> [AIM OF THE TASK] Starting at the first line of the data, please print exactly those lines through the one that holds "import plotly.graph_objects as go", omitting every picture.

> [SOURCE MATERIAL]

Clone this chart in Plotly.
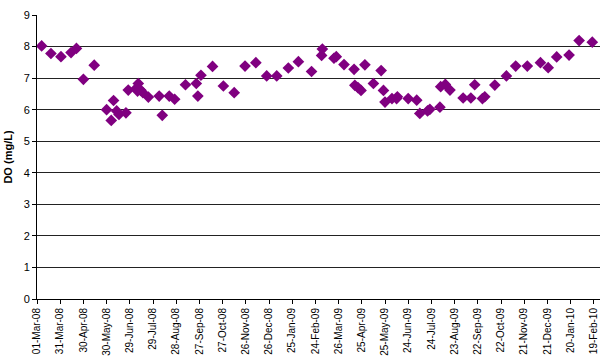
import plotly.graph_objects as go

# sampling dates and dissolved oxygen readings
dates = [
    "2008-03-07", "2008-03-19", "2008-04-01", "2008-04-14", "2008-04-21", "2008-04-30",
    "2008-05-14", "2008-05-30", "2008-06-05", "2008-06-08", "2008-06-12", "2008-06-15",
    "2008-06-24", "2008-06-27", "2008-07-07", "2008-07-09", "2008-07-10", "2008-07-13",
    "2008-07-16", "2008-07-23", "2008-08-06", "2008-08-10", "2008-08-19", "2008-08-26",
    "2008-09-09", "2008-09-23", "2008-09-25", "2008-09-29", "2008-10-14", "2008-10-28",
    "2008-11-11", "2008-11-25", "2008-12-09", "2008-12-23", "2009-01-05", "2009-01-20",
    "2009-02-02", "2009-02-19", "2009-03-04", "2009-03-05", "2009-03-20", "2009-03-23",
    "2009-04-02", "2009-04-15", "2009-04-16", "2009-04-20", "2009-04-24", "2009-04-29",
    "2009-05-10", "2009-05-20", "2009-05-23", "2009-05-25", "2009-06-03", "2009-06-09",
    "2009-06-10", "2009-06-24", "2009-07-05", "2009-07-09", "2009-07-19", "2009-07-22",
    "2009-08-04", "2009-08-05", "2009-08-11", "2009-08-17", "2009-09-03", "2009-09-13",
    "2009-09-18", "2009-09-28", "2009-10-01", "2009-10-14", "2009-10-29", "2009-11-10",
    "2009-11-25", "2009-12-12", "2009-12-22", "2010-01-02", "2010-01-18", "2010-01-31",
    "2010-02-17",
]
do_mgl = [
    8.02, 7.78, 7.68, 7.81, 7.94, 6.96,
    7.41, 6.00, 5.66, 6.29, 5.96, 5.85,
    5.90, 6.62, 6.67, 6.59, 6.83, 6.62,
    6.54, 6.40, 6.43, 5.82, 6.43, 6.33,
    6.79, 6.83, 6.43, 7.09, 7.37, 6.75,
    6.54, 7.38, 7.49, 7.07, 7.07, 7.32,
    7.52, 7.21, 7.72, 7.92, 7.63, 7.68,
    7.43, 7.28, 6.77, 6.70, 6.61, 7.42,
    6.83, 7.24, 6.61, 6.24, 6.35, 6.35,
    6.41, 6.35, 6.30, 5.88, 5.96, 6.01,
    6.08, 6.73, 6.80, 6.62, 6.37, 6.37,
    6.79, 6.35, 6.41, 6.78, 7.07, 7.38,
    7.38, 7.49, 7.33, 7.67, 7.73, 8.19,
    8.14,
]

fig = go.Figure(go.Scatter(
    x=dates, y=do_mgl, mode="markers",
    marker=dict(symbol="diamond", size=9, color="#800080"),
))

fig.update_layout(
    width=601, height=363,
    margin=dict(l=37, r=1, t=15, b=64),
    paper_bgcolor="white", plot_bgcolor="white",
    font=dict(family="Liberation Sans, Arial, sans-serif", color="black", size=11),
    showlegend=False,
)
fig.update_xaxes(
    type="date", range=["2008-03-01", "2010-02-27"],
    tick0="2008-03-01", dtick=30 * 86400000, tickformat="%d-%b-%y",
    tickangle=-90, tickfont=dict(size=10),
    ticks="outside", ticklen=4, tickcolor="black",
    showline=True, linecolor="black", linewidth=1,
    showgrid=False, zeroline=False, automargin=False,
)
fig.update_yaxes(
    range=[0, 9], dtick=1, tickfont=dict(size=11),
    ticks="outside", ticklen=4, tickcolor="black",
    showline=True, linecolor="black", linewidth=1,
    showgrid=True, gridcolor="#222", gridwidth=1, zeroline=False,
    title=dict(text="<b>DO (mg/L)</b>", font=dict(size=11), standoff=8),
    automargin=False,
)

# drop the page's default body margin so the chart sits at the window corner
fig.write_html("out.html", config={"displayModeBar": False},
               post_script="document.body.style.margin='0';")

> [WRITTEN REPLY]
Clone this chart in Plotly.
import plotly.graph_objects as go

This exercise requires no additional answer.